Types of Substations

Substations are critical nodes in electrical power systems, enabling efficient transmission and distribution of electricity. They perform essential functions such as voltage transformation, power routing, and system protection. Substations vary widely in design and application based on factors like voltage levels, location, and operational requirements. This article explores the different types of substations, their working principles, advantages, and applications, providing engineers with a comprehensive understanding of their roles in modern power infrastructure.

Working Principle or Design Concept

Substations operate by modifying voltage levels and directing power flow. At their core, they consist of transformers, circuit breakers, busbars, and protective relays. The design of a substation depends on its purpose:

1. Voltage Transformation:
2. Step-Up Substations: Located near power plants, these increase voltage (e.g., from 11 kV to 400 kV) to minimize losses during long-distance transmission.
3. Step-Down Substations: Reduce voltage (e.g., from 132 kV to 33 kV) for local distribution or end-use.
4. Configuration:
5. Outdoor Substations: Use air-insulated switchgear (AIS) and are ideal for high-voltage applications due to their spacious layouts.
6. Indoor Substations: Employ gas-insulated switchgear (GIS) in compact, enclosed spaces, suitable for urban areas.
7. Underground Substations: Built below ground to save space in densely populated cities.
8. Function:
9. Transmission Substations: Interconnect transmission lines and manage bulk power transfer.
10. Distribution Substations: Feed power to residential, commercial, and industrial consumers.
11. Collector Substations: Aggregate power from renewable sources like solar farms or wind parks.
12. Mobility:
13. Mobile Substations: Temporary setups mounted on trailers for emergency power or grid maintenance.

Key Advantages

Each substation type offers distinct benefits tailored to its application:

• Step-Up/Step-Down Substations:
• Enable efficient long-distance transmission and localized distribution.
• Reduce energy losses through optimal voltage regulation.
• GIS Substations:
• Compact footprint ideal for space-constrained urban environments.
• Enhanced safety with SF6 gas insulation, minimizing fire risks.
• Collector Substations:
• Integrate intermittent renewable energy into the grid.
• Provide reactive power support to stabilize voltage levels.
• Mobile Substations:
• Rapid deployment for disaster recovery or grid upgrades.
• Cost-effective temporary solutions without permanent infrastructure.

Application Areas

Substations are deployed across diverse scenarios:

1. Transmission Substations:
2. Found in national grids, connecting power plants to regional networks.
3. Distribution Substations:
4. Serve urban neighborhoods, industrial parks, and rural communities.
5. Industrial Substations:
6. Dedicated facilities for factories, mines, or data centers with high power demands.
7. Renewable Energy:
8. Collector substations link wind turbines or solar arrays to the grid.
9. Transportation:
10. Railway substations supply traction power for electric trains.

Industry Standards

Substation design and operation adhere to globally recognized standards:

1. IEEE Standards:
2. IEEE C37 Series: Covers switchgear, circuit breakers, and protective relays.
3. IEEE 80: Guides grounding system design for safety.
4. IEC Standards:
5. IEC 61850: Defines communication protocols for automation (e.g., SCADA).
6. IEC 62271: Specifies requirements for high-voltage switchgear.
7. Safety Regulations:
8. NESC (National Electrical Safety Code): Ensures safe installation and maintenance.
9. OSHA: Mandates worker safety during substation construction.
10. Environmental Compliance:
11. EPA Guidelines: Regulate oil containment and SF6 gas handling to prevent leaks.

FAQs

Q1: Why are step-up substations located near power plants?
Step-up substations increase voltage to reduce resistive losses during bulk power transmission. Placing them close to generation sources maximizes efficiency.
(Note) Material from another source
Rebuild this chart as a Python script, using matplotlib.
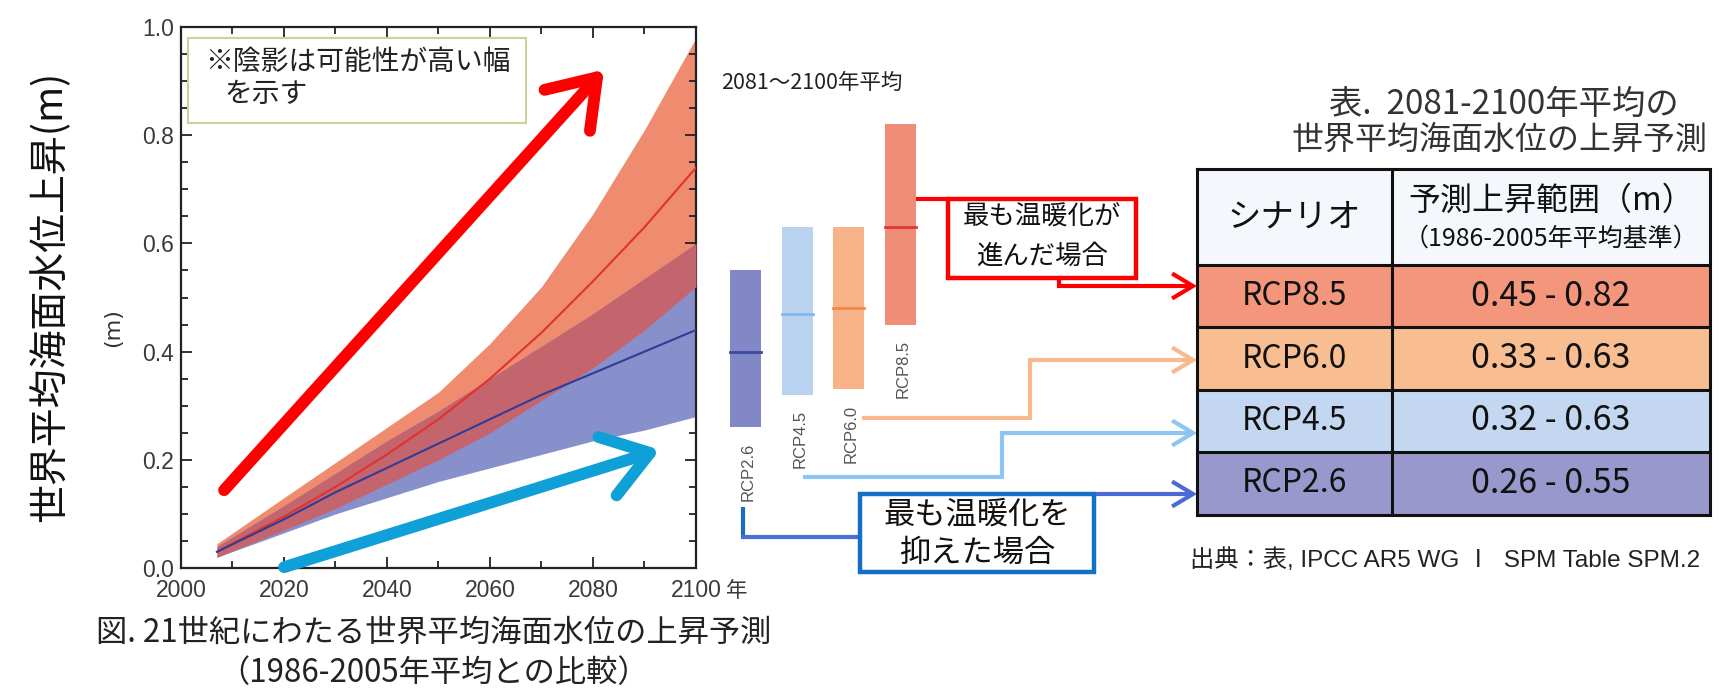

Q2: What distinguishes GIS from AIS substations?
GIS uses SF6 gas for insulation in sealed compartments, enabling compact urban installations. AIS relies on air gaps and is suited for spacious outdoor sites.

Q3: How to choose between indoor and outdoor substations?
Consider land availability, voltage levels, and environmental factors. Indoor GIS substations save space but cost more, while outdoor AIS designs are economical for high-voltage systems.

This article provides a foundational overview of substation types, emphasizing their adaptability to meet evolving energy demands. Engineers must balance technical specifications, standards, and site constraints to optimize substation performance in diverse applications.